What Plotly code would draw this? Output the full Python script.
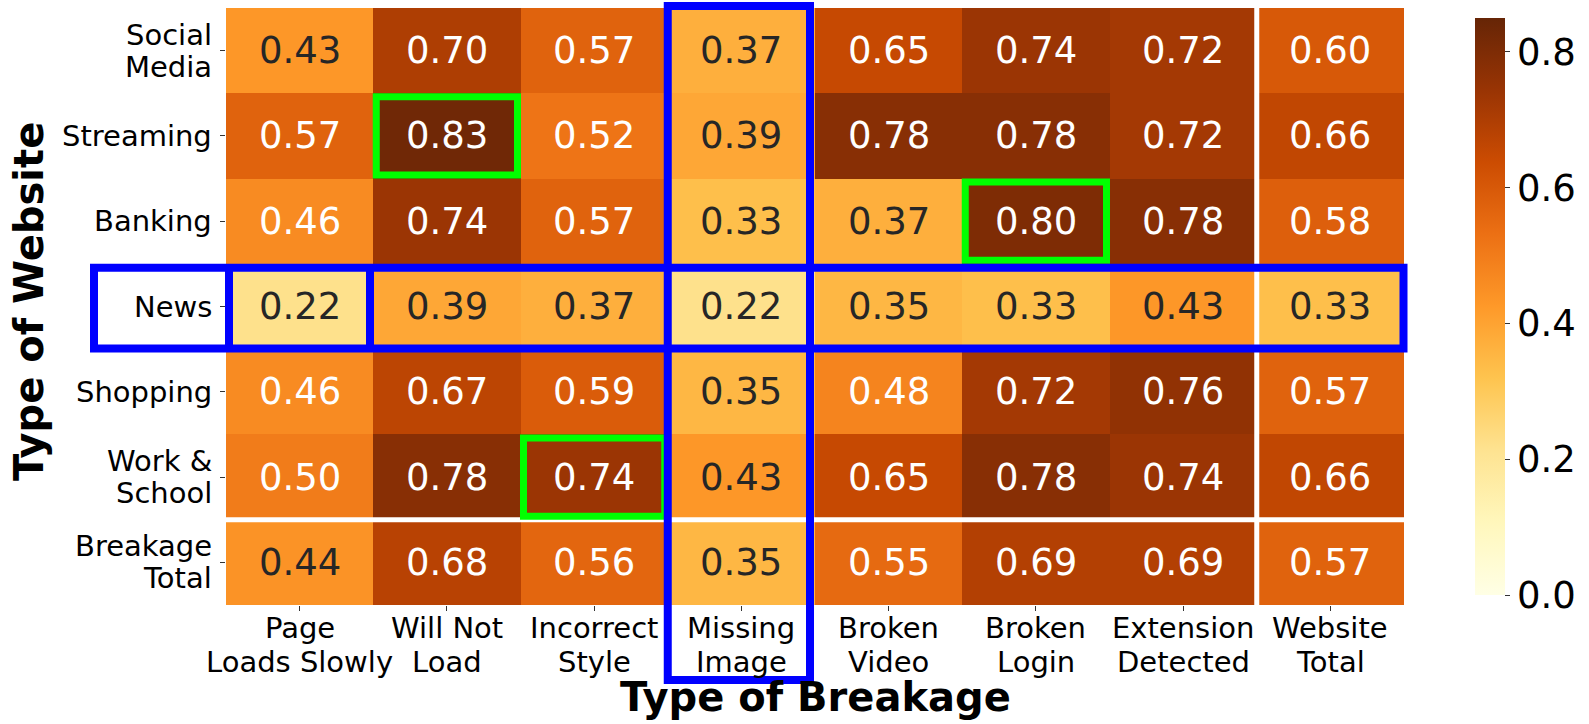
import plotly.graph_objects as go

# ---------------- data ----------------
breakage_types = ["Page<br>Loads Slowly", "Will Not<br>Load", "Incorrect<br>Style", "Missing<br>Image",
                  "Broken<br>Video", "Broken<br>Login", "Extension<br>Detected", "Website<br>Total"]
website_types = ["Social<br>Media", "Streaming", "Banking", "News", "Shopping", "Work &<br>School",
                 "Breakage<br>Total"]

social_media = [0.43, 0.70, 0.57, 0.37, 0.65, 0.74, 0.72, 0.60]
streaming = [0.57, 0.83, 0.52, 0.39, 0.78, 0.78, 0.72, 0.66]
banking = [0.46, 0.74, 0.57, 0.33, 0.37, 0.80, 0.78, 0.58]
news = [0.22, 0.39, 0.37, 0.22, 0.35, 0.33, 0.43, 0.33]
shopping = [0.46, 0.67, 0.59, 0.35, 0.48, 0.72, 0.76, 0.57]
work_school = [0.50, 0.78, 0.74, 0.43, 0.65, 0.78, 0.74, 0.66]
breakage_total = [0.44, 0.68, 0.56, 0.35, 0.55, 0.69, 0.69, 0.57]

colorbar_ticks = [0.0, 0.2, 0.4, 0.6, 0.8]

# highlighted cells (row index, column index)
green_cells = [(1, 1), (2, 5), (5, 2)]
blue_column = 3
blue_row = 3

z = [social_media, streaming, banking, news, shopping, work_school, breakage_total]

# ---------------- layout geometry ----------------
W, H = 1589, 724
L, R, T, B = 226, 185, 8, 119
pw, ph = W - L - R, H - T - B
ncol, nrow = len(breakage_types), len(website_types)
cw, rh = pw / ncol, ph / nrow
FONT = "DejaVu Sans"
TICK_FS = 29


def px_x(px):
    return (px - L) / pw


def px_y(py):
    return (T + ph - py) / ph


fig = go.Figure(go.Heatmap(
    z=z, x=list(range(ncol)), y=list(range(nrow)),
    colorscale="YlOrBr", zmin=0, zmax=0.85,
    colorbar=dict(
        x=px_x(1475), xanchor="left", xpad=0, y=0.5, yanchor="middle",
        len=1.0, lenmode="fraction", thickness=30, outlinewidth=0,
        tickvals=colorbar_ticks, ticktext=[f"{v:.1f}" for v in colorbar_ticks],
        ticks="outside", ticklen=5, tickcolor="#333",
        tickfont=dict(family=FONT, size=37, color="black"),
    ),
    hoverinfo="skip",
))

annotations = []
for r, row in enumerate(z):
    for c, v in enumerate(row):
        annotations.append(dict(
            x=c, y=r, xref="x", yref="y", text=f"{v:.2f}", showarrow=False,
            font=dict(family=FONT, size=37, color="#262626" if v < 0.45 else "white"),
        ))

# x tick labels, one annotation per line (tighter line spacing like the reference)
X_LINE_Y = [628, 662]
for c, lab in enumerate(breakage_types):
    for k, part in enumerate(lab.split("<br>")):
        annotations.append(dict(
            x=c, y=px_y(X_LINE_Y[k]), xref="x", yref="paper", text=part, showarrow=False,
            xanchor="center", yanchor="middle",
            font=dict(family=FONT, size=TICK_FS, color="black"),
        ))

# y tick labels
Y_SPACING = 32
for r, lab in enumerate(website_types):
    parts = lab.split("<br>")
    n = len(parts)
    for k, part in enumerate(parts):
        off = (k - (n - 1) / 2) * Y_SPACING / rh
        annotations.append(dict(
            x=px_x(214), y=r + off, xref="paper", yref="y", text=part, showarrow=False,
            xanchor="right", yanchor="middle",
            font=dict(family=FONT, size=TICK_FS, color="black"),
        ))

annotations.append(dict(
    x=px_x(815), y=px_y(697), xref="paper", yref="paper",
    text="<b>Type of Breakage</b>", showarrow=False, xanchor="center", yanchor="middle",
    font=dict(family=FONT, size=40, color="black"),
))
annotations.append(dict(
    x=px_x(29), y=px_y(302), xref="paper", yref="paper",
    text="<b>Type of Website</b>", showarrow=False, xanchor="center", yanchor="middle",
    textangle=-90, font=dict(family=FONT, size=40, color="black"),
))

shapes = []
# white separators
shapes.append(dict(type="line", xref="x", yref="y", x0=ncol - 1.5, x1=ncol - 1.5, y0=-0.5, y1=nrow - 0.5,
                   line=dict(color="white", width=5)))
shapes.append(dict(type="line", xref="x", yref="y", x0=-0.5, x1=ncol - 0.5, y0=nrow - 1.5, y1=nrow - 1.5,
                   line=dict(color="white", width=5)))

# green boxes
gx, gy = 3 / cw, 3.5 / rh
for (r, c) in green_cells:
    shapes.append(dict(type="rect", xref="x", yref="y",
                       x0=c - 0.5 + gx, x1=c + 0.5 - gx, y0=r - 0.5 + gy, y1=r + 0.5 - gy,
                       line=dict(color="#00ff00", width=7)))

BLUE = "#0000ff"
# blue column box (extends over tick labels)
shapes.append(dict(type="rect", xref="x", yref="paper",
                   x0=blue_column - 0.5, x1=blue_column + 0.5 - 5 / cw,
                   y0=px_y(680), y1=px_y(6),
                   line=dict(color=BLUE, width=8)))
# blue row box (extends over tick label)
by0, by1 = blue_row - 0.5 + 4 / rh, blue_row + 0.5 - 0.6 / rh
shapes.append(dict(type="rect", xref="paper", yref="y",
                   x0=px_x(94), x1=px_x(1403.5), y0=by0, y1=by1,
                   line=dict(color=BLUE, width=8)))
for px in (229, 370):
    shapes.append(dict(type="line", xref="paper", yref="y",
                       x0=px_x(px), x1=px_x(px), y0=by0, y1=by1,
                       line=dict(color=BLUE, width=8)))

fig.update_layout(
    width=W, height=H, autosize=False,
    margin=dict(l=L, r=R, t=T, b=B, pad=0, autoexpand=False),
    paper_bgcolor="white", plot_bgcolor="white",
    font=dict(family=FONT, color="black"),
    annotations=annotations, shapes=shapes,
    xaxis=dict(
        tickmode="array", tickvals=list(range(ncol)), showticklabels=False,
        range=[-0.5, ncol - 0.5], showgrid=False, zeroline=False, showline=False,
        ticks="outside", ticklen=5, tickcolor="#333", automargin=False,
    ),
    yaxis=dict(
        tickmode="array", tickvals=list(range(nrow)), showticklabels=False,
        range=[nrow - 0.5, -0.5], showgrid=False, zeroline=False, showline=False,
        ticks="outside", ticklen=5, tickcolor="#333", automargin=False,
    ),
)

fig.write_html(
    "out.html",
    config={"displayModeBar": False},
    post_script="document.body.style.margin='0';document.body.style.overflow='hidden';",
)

Problem details: Reproduce the data above word for word from its first line through the line that holds "import plotly.graph_objects as go", both ends included; skip pictures.

Exercise response:
What Plotly code would draw this? Output the full Python script.
import plotly.graph_objects as go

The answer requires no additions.